Better Records and Better Decisions
For people ops teams, visibility is the biggest gain. One report shows taxable pay, projected withholding, safe harbor needs, and extra withholding required per remaining paycheck. That makes conversations clearer. Employees see the tradeoff quickly. Payroll staff can document assumptions, rerun scenarios, save files, and compare cases with the CSV and PDF options.
Frequently Asked Questions
1. What is a safe harbor target?
A safe harbor target is the payment level that may help avoid an underpayment penalty. This calculator compares current-year and prior-year thresholds, then uses the lower qualifying target.
2. Does this calculator replace tax advice?
No. It is a planning tool. Actual penalties can depend on payment dates, quarterly timing, jurisdiction rules, waivers, and special tax situations.
3. Can bonus income create a withholding penalty?
Yes. Bonuses can increase tax due faster than regular payroll withholding adjusts. That can leave a year-end shortfall if no extra withholding or estimated payment is added.

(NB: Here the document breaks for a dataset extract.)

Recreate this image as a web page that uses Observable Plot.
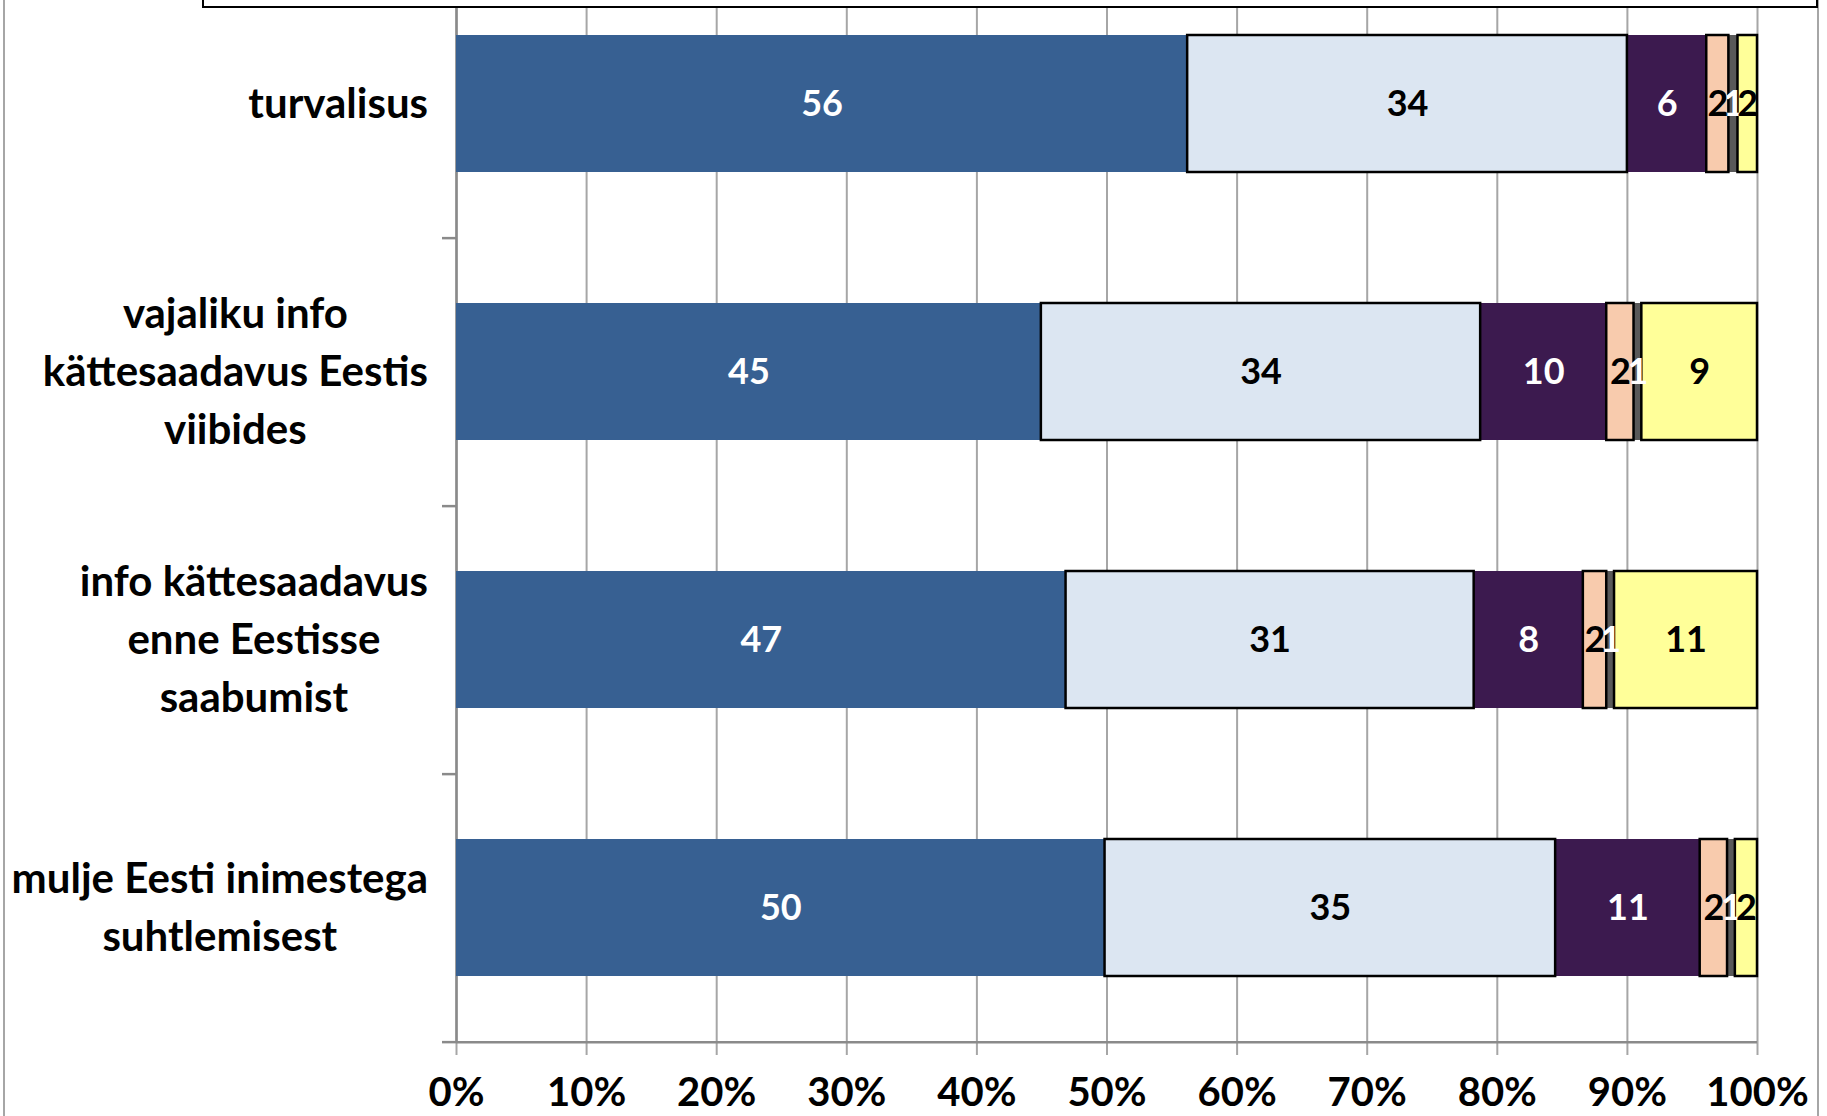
<!DOCTYPE html>
<html>
<head>
<meta charset="utf-8">
<script src="https://cdn.jsdelivr.net/npm/d3@7"></script>
<script src="https://cdn.jsdelivr.net/npm/@observablehq/plot@0.6"></script>
<style>
  html, body { margin: 0; padding: 0; background: #fff; }
  #wrap { position: relative; width: 1827px; height: 1116px; overflow: hidden; background: #fff; }
  #wrap svg { position: absolute; left: 0; top: 0; }
  #chartborder { position: absolute; left: 3px; top: -5px; width: 1812px; height: 1130px;
    border-left: 2px solid #a6a6a6; border-right: 2px solid #a6a6a6; }
  #legendbox { position: absolute; left: 202px; top: -20px; width: 1612px; height: 24px;
    border: 2.5px solid #000; background: #fff; }
</style>
</head>
<body>
<div id="wrap"><div id="chartborder"></div><div id="legendbox"></div></div>
<script>
// ---- data ----
const categories = [
  "turvalisus",
  "vajaliku info\nkättesaadavus Eestis\nviibides",
  "info kättesaadavus\nenne Eestisse\nsaabumist",
  "mulje Eesti inimestega\nsuhtlemisest"
];
const seriesKeys = ["s1", "s2", "s3", "s4", "s5", "s6"];
const seriesColors = ["#376092", "#dce6f2", "#3c1a4f", "#f8cbad", "#595959", "#ffff99"];
const s1 = [56.2, 45.0, 46.9, 49.8];
const s2 = [33.8, 33.8, 31.4, 34.6];
const s3 = [6.1, 9.7, 8.4, 11.1];
const s4 = [1.7, 2.1, 1.8, 2.1];
const s5 = [0.7, 0.6, 0.6, 0.6];
const s6 = [1.5, 8.9, 11.0, 1.7];
const xTicks = [0, 0.1, 0.2, 0.3, 0.4, 0.5, 0.6, 0.7, 0.8, 0.9, 1];
const outlinedSeries = ["s2", "s4", "s6"];
const whiteLabelSeries = ["s1", "s3", "s5"];

const seriesValues = [s1, s2, s3, s4, s5, s6];
const rows = categories.flatMap((c, i) =>
  seriesKeys.map((k, j) => ({category: c, series: k, value: seriesValues[j][i]})));

const W = 1827, H = 1116;
const mL = 456, mR = 70, mB = 74, mT = 0;
const yRange = [-31, H - mB];
const step = (yRange[1] - yRange[0]) / categories.length;
const LABEL_FILL = "#010101";

const stackOpts = (extra) => Plot.stackX({offset: "normalize", x: "value", y: "category", z: "series", ...extra});

const svg = Plot.plot({
  width: W, height: H,
  marginTop: mT, marginBottom: mB, marginLeft: mL, marginRight: mR,
  style: {fontFamily: "Lato, 'Open Sans', sans-serif", background: "transparent", color: "#000", overflow: "visible"},
  x: {domain: [0, 1]},
  y: {domain: categories, range: yRange, paddingInner: 0.487, paddingOuter: 0.2435},
  color: {domain: seriesKeys, range: seriesColors},
  opacity: {domain: [0, 1], range: [0, 1]},
  marks: [
    Plot.gridX({ticks: xTicks, stroke: "#a6a6a6", strokeOpacity: 1, strokeWidth: 2}),
    Plot.axisX({ticks: xTicks, tickFormat: d3.format(".0%"), tickSize: 13, tickPadding: 22,
      fontSize: 40, fontWeight: "bold", stroke: "#a6a6a6", strokeWidth: 2, fill: "#000", label: null}),
    Plot.axisY({tickSize: 14, dy: step / 2, tickFormat: () => "", stroke: "#8a8a8a", strokeWidth: 2.5, label: null}),
    Plot.ruleX([0], {stroke: "#8a8a8a", strokeWidth: 2.5}),
    Plot.ruleY([categories[categories.length - 1]], {stroke: "#8a8a8a", strokeWidth: 2.5, dy: step / 2}),
    Plot.barX(rows, stackOpts({fill: "series"})),
    Plot.barX(rows, stackOpts({fill: "none", stroke: "#000", strokeWidth: 2.5,
      strokeOpacity: d => outlinedSeries.includes(d.series) ? 1 : 0})),
    Plot.text(rows, stackOpts({text: d => whiteLabelSeries.includes(d.series) ? String(Math.round(d.value)) : "",
      fill: "#fff", fontSize: 36, fontWeight: "bold"})),
    Plot.text(rows, stackOpts({text: d => whiteLabelSeries.includes(d.series) ? "" : String(Math.round(d.value)),
      fill: "#000", fontSize: 36, fontWeight: "bold"})),
    Plot.text(categories, {y: d => d, text: d => d, frameAnchor: "left", textAnchor: "middle",
      lineAnchor: "middle", fontSize: 42, fontWeight: "bold", lineHeight: 1.38, dy: -5, fill: LABEL_FILL})
  ]
});

const wrap = document.getElementById("wrap");
wrap.insertBefore(svg, wrap.firstChild);

// right-align each centred label block to the label column edge
const labelRight = 428;
function alignLabels() {
  const svgRect = svg.getBoundingClientRect();
  svg.querySelectorAll(`g[fill="${LABEL_FILL}"] text`).forEach(el => {
    const base = el.getAttribute("data-base-transform") ?? (el.getAttribute("transform") || "");
    el.setAttribute("data-base-transform", base);
    el.setAttribute("transform", base);
    const r = el.getBoundingClientRect();
    const shift = labelRight - (r.right - svgRect.left);
    el.setAttribute("transform", base + ` translate(${shift.toFixed(1)},0)`);
  });
}
alignLabels();
if (document.fonts && document.fonts.ready) document.fonts.ready.then(alignLabels);
</script>
</body>
</html>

4. Why does the calculator ask for AGI?
AGI helps determine whether the higher prior-year safe harbor percentage may apply. High-income taxpayers may need a larger prior-year target in some cases.

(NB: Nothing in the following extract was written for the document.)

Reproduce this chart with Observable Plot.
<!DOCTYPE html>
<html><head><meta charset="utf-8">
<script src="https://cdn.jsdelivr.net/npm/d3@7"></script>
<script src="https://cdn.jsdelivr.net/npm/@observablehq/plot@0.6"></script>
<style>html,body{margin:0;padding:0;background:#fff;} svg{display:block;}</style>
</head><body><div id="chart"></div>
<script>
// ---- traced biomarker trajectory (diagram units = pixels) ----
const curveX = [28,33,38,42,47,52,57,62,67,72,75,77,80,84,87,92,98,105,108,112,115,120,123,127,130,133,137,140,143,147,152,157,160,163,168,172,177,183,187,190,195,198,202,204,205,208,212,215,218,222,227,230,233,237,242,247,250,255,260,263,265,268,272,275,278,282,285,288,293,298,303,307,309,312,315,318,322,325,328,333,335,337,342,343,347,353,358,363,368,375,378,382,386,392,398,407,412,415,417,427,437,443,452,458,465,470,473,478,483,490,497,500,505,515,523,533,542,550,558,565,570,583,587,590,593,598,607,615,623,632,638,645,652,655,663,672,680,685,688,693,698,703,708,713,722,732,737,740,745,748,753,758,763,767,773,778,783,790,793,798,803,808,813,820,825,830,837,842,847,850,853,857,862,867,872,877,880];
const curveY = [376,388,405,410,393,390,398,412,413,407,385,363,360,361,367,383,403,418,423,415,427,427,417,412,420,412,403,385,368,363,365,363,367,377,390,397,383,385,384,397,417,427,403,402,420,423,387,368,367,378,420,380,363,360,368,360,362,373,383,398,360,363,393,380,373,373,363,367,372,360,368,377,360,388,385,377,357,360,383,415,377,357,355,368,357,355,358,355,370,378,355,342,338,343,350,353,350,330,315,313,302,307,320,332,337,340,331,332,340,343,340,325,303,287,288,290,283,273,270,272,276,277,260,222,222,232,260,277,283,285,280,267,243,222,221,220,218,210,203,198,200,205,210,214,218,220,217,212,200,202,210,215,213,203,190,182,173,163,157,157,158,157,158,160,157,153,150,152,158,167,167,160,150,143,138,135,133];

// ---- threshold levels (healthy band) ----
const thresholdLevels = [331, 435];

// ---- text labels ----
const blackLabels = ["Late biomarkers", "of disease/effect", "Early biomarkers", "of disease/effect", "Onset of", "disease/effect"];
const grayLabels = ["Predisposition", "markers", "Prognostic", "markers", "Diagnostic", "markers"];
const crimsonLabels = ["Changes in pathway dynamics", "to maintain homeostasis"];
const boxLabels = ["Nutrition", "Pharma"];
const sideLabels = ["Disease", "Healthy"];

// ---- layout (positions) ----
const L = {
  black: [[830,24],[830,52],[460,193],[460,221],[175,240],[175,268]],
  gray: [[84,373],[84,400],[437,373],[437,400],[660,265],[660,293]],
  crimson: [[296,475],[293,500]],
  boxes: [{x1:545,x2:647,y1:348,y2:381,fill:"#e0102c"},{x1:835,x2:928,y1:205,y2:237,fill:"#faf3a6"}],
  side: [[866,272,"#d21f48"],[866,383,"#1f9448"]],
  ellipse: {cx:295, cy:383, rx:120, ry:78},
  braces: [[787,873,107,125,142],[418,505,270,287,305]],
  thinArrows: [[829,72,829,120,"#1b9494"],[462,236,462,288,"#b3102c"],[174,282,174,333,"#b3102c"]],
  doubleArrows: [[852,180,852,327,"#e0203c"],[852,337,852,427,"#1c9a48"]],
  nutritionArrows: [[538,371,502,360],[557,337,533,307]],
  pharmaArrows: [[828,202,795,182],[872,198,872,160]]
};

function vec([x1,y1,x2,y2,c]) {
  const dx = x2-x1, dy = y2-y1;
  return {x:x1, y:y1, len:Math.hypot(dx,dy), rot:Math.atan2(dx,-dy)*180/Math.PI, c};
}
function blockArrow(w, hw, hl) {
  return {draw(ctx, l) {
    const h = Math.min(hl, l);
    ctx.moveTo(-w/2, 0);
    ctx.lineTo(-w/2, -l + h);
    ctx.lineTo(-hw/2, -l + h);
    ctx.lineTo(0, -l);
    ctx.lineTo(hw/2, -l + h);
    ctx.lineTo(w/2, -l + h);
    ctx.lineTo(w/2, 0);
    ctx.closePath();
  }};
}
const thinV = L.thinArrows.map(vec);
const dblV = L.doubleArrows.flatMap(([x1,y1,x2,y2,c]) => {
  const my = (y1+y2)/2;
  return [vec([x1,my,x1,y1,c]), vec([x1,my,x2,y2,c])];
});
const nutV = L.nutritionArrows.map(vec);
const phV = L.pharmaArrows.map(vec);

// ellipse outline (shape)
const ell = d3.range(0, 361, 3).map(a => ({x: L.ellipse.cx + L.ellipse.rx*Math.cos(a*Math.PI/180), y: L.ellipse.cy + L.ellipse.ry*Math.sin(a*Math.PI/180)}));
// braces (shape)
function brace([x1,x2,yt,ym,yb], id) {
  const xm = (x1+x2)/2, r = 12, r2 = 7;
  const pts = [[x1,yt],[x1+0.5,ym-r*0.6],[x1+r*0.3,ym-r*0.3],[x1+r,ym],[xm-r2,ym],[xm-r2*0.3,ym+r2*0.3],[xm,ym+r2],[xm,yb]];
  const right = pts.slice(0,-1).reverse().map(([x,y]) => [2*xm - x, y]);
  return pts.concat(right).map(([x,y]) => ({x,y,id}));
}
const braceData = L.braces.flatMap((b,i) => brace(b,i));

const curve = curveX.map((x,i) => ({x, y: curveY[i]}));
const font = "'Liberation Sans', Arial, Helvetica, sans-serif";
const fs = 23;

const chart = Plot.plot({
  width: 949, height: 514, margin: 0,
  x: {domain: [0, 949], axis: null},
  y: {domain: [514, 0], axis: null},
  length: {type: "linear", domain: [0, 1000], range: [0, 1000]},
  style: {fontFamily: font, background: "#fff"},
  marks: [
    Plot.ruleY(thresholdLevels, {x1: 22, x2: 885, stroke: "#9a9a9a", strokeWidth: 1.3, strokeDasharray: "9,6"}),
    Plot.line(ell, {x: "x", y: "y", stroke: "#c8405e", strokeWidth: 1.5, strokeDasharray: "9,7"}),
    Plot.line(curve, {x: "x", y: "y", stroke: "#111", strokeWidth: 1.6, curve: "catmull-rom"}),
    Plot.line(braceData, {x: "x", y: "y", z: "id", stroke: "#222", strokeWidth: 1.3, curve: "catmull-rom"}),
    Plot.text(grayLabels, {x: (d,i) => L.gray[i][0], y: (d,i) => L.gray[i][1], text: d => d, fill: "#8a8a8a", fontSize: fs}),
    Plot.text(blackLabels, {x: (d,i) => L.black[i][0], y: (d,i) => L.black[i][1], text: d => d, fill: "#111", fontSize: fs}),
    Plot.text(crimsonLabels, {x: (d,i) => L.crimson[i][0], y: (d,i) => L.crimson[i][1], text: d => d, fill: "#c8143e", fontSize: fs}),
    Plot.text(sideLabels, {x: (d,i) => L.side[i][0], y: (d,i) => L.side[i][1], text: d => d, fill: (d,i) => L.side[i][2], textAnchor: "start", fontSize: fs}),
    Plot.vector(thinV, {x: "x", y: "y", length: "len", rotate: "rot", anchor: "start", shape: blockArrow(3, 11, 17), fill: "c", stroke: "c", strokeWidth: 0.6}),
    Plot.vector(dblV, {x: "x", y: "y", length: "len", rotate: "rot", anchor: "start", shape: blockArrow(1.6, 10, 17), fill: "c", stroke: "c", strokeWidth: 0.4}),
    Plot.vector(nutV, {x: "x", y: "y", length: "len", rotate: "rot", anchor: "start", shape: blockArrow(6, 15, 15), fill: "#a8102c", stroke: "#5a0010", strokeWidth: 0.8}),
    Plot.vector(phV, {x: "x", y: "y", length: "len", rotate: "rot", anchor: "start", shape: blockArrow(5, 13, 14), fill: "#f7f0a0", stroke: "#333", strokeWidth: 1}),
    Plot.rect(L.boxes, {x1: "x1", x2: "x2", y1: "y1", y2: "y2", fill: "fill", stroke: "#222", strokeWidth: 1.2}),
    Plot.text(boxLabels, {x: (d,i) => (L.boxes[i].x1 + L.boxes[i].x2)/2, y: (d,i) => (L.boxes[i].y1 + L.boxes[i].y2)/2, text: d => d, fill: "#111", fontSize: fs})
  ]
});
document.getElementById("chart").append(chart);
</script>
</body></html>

5. What if I do not know my prior-year total tax?
You can still use the tool. If prior-year tax is left at zero, the estimate relies on the current-year safe harbor approach instead.
6. Do estimated tax payments count here?
Yes. Separate estimated payments are added to projected payroll withholding. That lowers the projected shortfall and may reduce the simplified penalty estimate.
7. Why is the penalty only an estimate?
Real penalties are often based on timing by quarter or even by day. This page uses a simpler annualized approach for quick planning and payroll discussion.
8. How can I reduce the projected shortfall?
Increase withholding on remaining paychecks, make estimated payments, or review tax assumptions. Running updated scenarios after pay changes can improve accuracy.